Peter Jones: Reg MBACP MA FBACP FHEA FRSA
Chair Counselling in Prisons Network
Peter has an extensive background in mental health, and has undertaken training as a counsellor, graduating with a Diploma in Counselling in 1997 and obtaining a MA in Counselling in 1999 from Ripon and York St John. He is a recognised national leader in working with victims of sexual violence and trauma who disclose this both within the custodial setting and mental health arena, and he has presented his work at a number of national and international conferences. He has developed models of practice and pioneered work in this area both within and outside the custodial setting over the last 10 years.
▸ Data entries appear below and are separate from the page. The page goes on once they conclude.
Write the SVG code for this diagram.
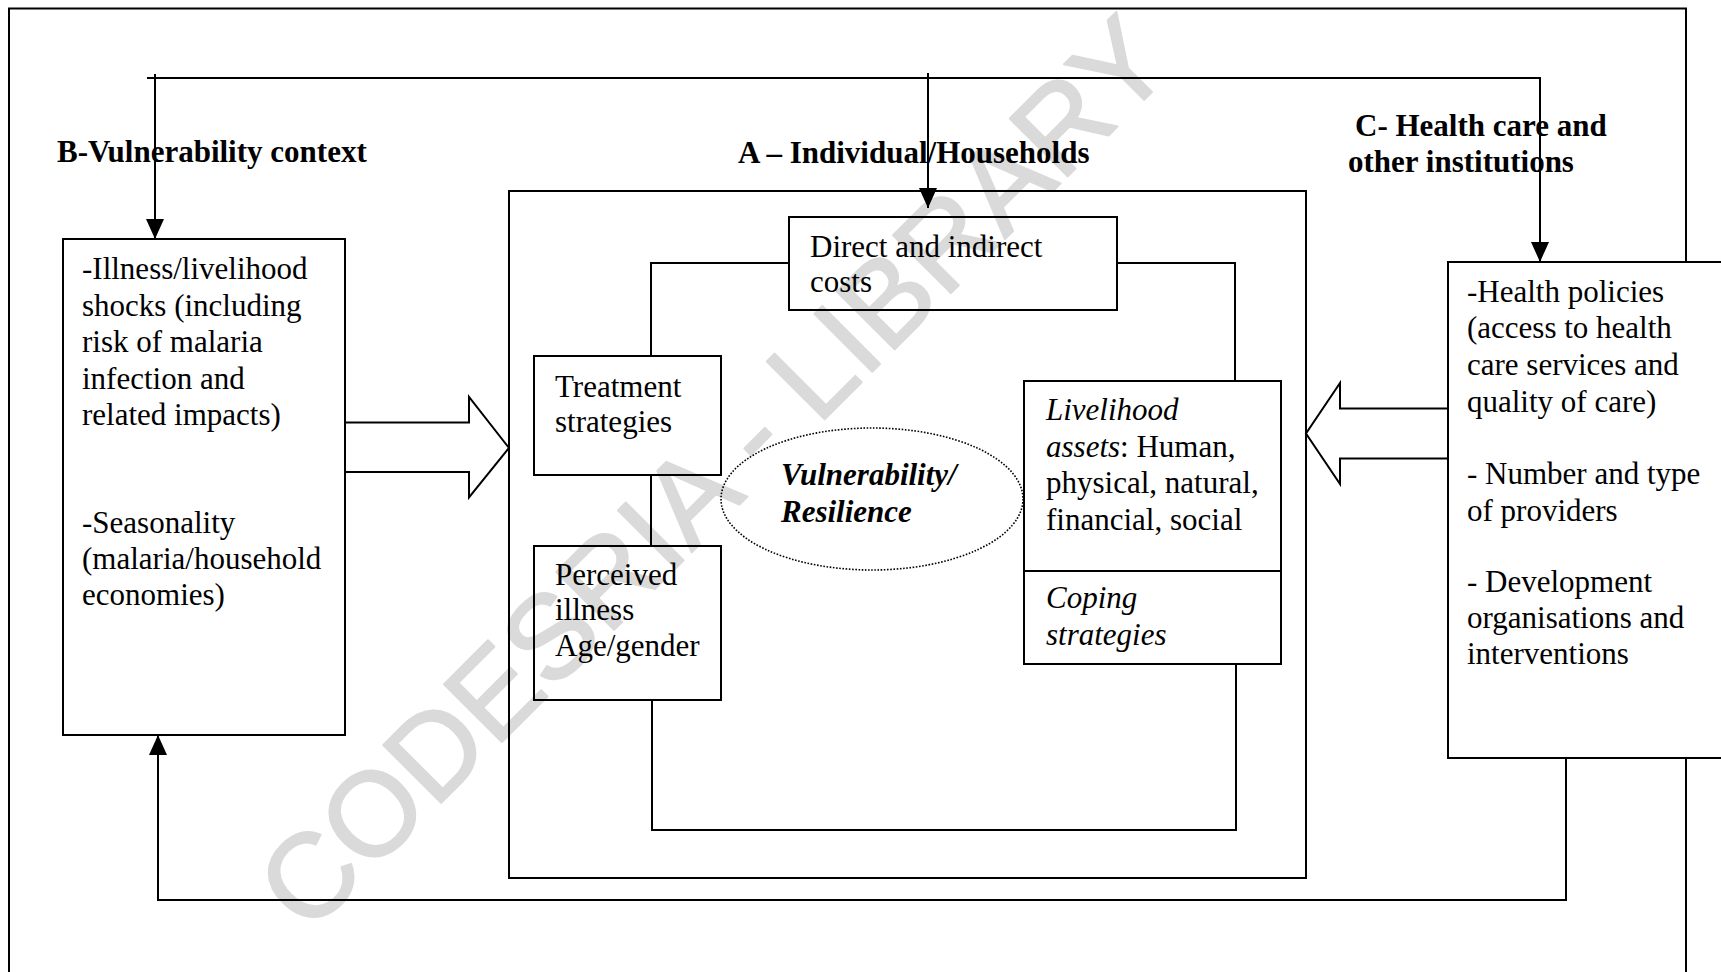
<svg xmlns="http://www.w3.org/2000/svg" width="1721" height="972" viewBox="0 0 1721 972">
<defs>
<style>
.t{font-family:"Liberation Serif","Times New Roman",serif;font-size:31px;fill:#000}
.b{font-weight:bold}
.i{font-style:italic}
.box{fill:none;stroke:#000;stroke-width:2}
.ln{fill:none;stroke:#000;stroke-width:2}
.wm{font-family:"Liberation Sans",Arial,sans-serif;font-size:119px;fill:#dadada;stroke:#dadada;stroke-width:2;stroke-linejoin:round}
</style>
<marker id="ah" viewBox="0 0 20 18" refX="20" refY="9" markerWidth="20" markerHeight="18" markerUnits="userSpaceOnUse" orient="auto">
<path d="M0,0 L20,9 L0,18 z" fill="#000"/>
</marker>
</defs>
<rect width="1721" height="972" fill="#fff"/>
<text class="wm" x="308" y="936" transform="rotate(-45 308 936)">CODESRIA - LIBRARY</text>

<g id="frame">
<path class="ln" d="M9,972 V8.5 H1686 V262"/>
<path class="ln" d="M1686,758 V972"/>
</g>

<g id="headers">
<text class="t b" x="57" y="162">B-Vulnerability context</text>
<text class="t b" x="738" y="163">A – Individual/Households</text>
<text class="t b" x="1355" y="136">C- Health care and</text>
<text class="t b" x="1348" y="172">other institutions</text>
</g>

<g id="nodeA">
<rect class="box" x="509" y="191" width="797" height="687"/>
</g>

<g id="nodeB">
<rect class="box" x="63" y="239" width="282" height="496"/>
<text class="t" x="82" y="279">-Illness/livelihood</text>
<text class="t" x="82" y="315.5">shocks (including</text>
<text class="t" x="82" y="352">risk of malaria</text>
<text class="t" x="82" y="388.5">infection and</text>
<text class="t" x="82" y="425">related impacts)</text>
<text class="t" x="82" y="533">-Seasonality</text>
<text class="t" x="82" y="569">(malaria/household</text>
<text class="t" x="82" y="605">economies)</text>
</g>

<g id="nodeC">
<rect class="box" x="1448" y="262" width="290" height="496"/>
<text class="t" x="1467" y="302">-Health policies</text>
<text class="t" x="1467" y="338">(access to health</text>
<text class="t" x="1467" y="374.5">care services and</text>
<text class="t" x="1467" y="412">quality of care)</text>
<text class="t" x="1467" y="484">- Number and type</text>
<text class="t" x="1467" y="520.5">of providers</text>
<text class="t" x="1467" y="592">- Development</text>
<text class="t" x="1467" y="628">organisations and</text>
<text class="t" x="1467" y="664">interventions</text>
</g>

<g id="nodeCosts">
<rect class="box" x="789" y="217" width="328" height="93"/>
<text class="t" x="810" y="257">Direct and indirect</text>
<text class="t" x="810" y="292">costs</text>
</g>

<g id="nodeTreatment">
<rect class="box" x="534" y="356" width="187" height="119"/>
<text class="t" x="555" y="397">Treatment</text>
<text class="t" x="555" y="432">strategies</text>
</g>

<g id="nodePerceived">
<rect class="box" x="534" y="546" width="187" height="154"/>
<text class="t" x="555" y="585">Perceived</text>
<text class="t" x="555" y="620">illness</text>
<text class="t" x="555" y="656">Age/gender</text>
</g>

<g id="nodeVulnerability">
<ellipse cx="872" cy="499" rx="151" ry="71" fill="none" stroke="#000" stroke-width="1.6" stroke-dasharray="1.6,1.6"/>
<text class="t b i" x="781" y="485">Vulnerability/</text>
<text class="t b i" x="781" y="522">Resilience</text>
</g>

<g id="nodeLivelihood">
<rect class="box" x="1024" y="381" width="257" height="190"/>
<text class="t" x="1046" y="420"><tspan class="i">Livelihood</tspan></text>
<text class="t" x="1046" y="456.5"><tspan class="i">assets</tspan>: Human,</text>
<text class="t" x="1046" y="493">physical, natural,</text>
<text class="t" x="1046" y="529.5">financial, social</text>
</g>

<g id="nodeCoping">
<rect class="box" x="1024" y="571" width="257" height="93"/>
<text class="t i" x="1046" y="608">Coping</text>
<text class="t i" x="1046" y="645">strategies</text>
</g>

<g id="connectors">
<path class="ln" d="M147,78 H1540 V262" marker-end="url(#ah)"/>
<path class="ln" d="M155,74 V239" marker-end="url(#ah)"/>
<path class="ln" d="M928,73 V208" marker-end="url(#ah)"/>
<path class="ln" d="M1566,758 V900 H158 V735" marker-end="url(#ah)"/>
<path class="ln" d="M789,263 H651 V356"/>
<path class="ln" d="M1117,263 H1235 V381"/>
<path class="ln" d="M651,475 V546"/>
<path class="ln" d="M652,700 V830 H1236 V664"/>
<path class="ln" d="M345,422.5 H469 V397 L509,448 L469,497.5 V472 H345"/>
<path class="ln" d="M1448,408.5 H1340 V383 L1306,433.5 L1340,484 V458.5 H1448"/>
</g>
</svg>
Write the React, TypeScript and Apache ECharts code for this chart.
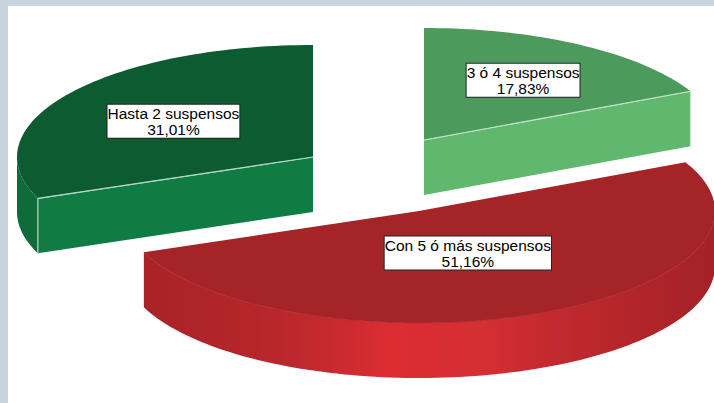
import React, { useEffect, useRef } from "react";
import * as echarts from "echarts";

const categories = ["3 ó 4 suspensos", "Con 5 ó más suspensos", "Hasta 2 suspensos"];
const percentages = [17.83, 51.16, 31.01];
const percentLabels = ["17,83%", "51,16%", "31,01%"];

// Appearance and layout, kept apart from the data
const RX = 296;
const RY = 112;
const DEPTH = 55;
const apexX = [424, 419, 313];
const apexY = [140, 211, 157];
const labelReach = [0.63, 0.41, 0.57];
const topColors = ["#4c9a5c", "#a52428", "#0c5b31"];
const faceColors = ["#60b86f", "#a52428", "#0f7c43"];
const redWall = {
  type: "linear", x: 0, y: 0, x2: 1, y2: 0,
  colorStops: [
    { offset: 0, color: "#a92327" },
    { offset: 0.2, color: "#b5262a" },
    { offset: 0.33, color: "#c62a2f" },
    { offset: 0.43, color: "#dc2d33" },
    { offset: 0.6, color: "#d42e33" },
    { offset: 0.72, color: "#c2292e" },
    { offset: 0.86, color: "#b2252a" },
    { offset: 1, color: "#a32226" },
  ],
};
const wallColors: any[] = ["#4c9a5c", redWall, "#0d6c39"];
const edgeColors = ["#c4e3c9", "#a52428", "#b5d6bf"];
const rimColors = [null, "#b32b2f", null];

const rad = (d: number) => (d * Math.PI) / 180;

function rim(cx: number, cy: number, from: number, to: number, dy = 0) {
  const pts: number[][] = [];
  const n = Math.max(2, Math.ceil(Math.abs(to - from) / 1.5));
  for (let i = 0; i <= n; i++) {
    const t = rad(from + ((to - from) * i) / n);
    pts.push([cx + RX * Math.sin(t), cy - RY * Math.cos(t) + dy]);
  }
  return pts;
}

function renderSlice(params: any, api: any) {
  const i = params.dataIndex;
  const total = percentages.reduce((a, b) => a + b, 0);
  const before = percentages.slice(0, i).reduce((a, b) => a + b, 0);
  const start = (before / total) * 360;
  const end = start + (api.value(1) / total) * 360;
  const cx = apexX[i];
  const cy = apexY[i];
  const children: any[] = [];

  // outer wall: only the part of the rim that faces the viewer
  const wallFrom = Math.max(start, 90);
  const wallTo = Math.min(end, 270);
  if (wallTo > wallFrom) {
    const upper = rim(cx, cy, wallFrom, wallTo);
    const lower = rim(cx, cy, wallFrom, wallTo, DEPTH).reverse();
    children.push({
      type: "polygon",
      shape: { points: upper.concat(lower) },
      style: { fill: wallColors[i], stroke: null },
    });
  }

  // cut faces visible from the front
  const faces: number[] = [];
  if (Math.sin(rad(end)) > 0.01) faces.push(end);
  if (-Math.sin(rad(start)) > 0.01) faces.push(start);
  faces.forEach((a) => {
    const [p] = rim(cx, cy, a, a);
    children.push({
      type: "polygon",
      shape: { points: [[cx, cy], p, [p[0], p[1] + DEPTH], [cx, cy + DEPTH]] },
      style: { fill: faceColors[i], stroke: null },
    });
    children.push({
      type: "polyline",
      shape: { points: [[cx, cy], p, [p[0], p[1] + DEPTH]] },
      style: { fill: null, stroke: edgeColors[i], lineWidth: 1.2 },
    });
  });

  // top surface
  children.push({
    type: "polygon",
    shape: { points: [[cx, cy] as number[]].concat(rim(cx, cy, start, end)) },
    style: { fill: topColors[i], stroke: null },
  });
  if (rimColors[i] && wallTo > wallFrom) {
    children.push({
      type: "polyline",
      shape: { points: rim(cx, cy, wallFrom, wallTo) },
      style: { fill: null, stroke: rimColors[i], lineWidth: 1 },
    });
  }
  faces.forEach((a) => {
    const [p] = rim(cx, cy, a, a);
    children.push({
      type: "line",
      shape: { x1: cx, y1: cy, x2: p[0], y2: p[1] },
      style: { stroke: edgeColors[i], lineWidth: 1.2 },
    });
  });

  // label box
  const mid = rad((start + end) / 2);
  children.push({
    type: "text",
    x: cx + RX * Math.sin(mid) * labelReach[i],
    y: cy - RY * Math.cos(mid) * labelReach[i],
    z2: 10,
    style: {
      text: categories[i] + "\n" + percentLabels[i],
      font: '15.5px "Liberation Sans", Arial, sans-serif',
      lineHeight: 16,
      fill: "#000",
      align: "center",
      verticalAlign: "middle",
      backgroundColor: "#fff",
      borderColor: "#222",
      borderWidth: 1,
      padding: [0, 0, 1, 0],
    },
  });
  return { type: "group", children };
}

export default function App() {
  const ref = useRef<HTMLDivElement>(null);
  useEffect(() => {
    document.body.style.margin = "0";
    const chart = echarts.init(ref.current!, null, { renderer: "svg" });
    chart.setOption({
      animation: false,
      backgroundColor: "#ffffff",
      graphic: [
        { type: "rect", z: -1, shape: { x: 0, y: 0, width: 714, height: 6 }, style: { fill: "#c8d4dc" } },
        { type: "rect", z: -1, shape: { x: 0, y: 0, width: 8, height: 403 }, style: { fill: "#c8d4dc" } },
      ],
      series: [
        {
          type: "custom",
          coordinateSystem: "none",
          silent: true,
          renderItem: renderSlice,
          data: categories.map((c, i) => ({ name: c, value: [i, percentages[i]] })),
        },
      ],
    });
    return () => chart.dispose();
  }, []);
  return <div ref={ref} style={{ width: 714, height: 403 }} />;
}
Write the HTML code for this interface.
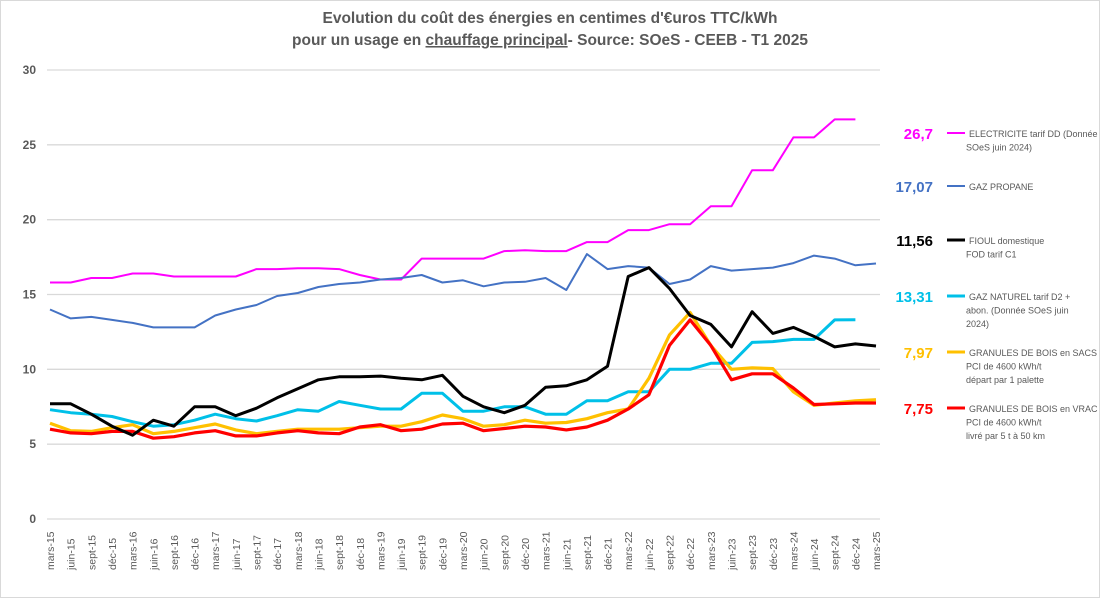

It is through this work that he has been challenged to explore more deeply the nature of regimes and their relationship to the patient and the healthcare worker and their impact on health. He has published a number of articles and books in this field. His published books in the field of working therapeutically in the criminal justice system include
Peter was awarded a BACP Fellowship in 2009 in recognition of his distinguished contribution to the development of BACP and to Counselling/ psychotherapy in general. Peter chairs a specialist interest group within the World Health Organisation in relation to Sexual Violence and Trauma within custodial settings. He also chairs and leads the Well- Being in Prisons Network within Higher Education founded in 2010 in partnership with the Mental Health in Higher Education Network. , Peter was elected a Fellow of the Royal society of Arts in 2013. He also became visiting fellow from 2013 to 2016 at the Univercity of Durham.
His hobbies include attending his local gym, eating out and walking through the Purbecks. Peter is also a keen supporter of Liverpool FC.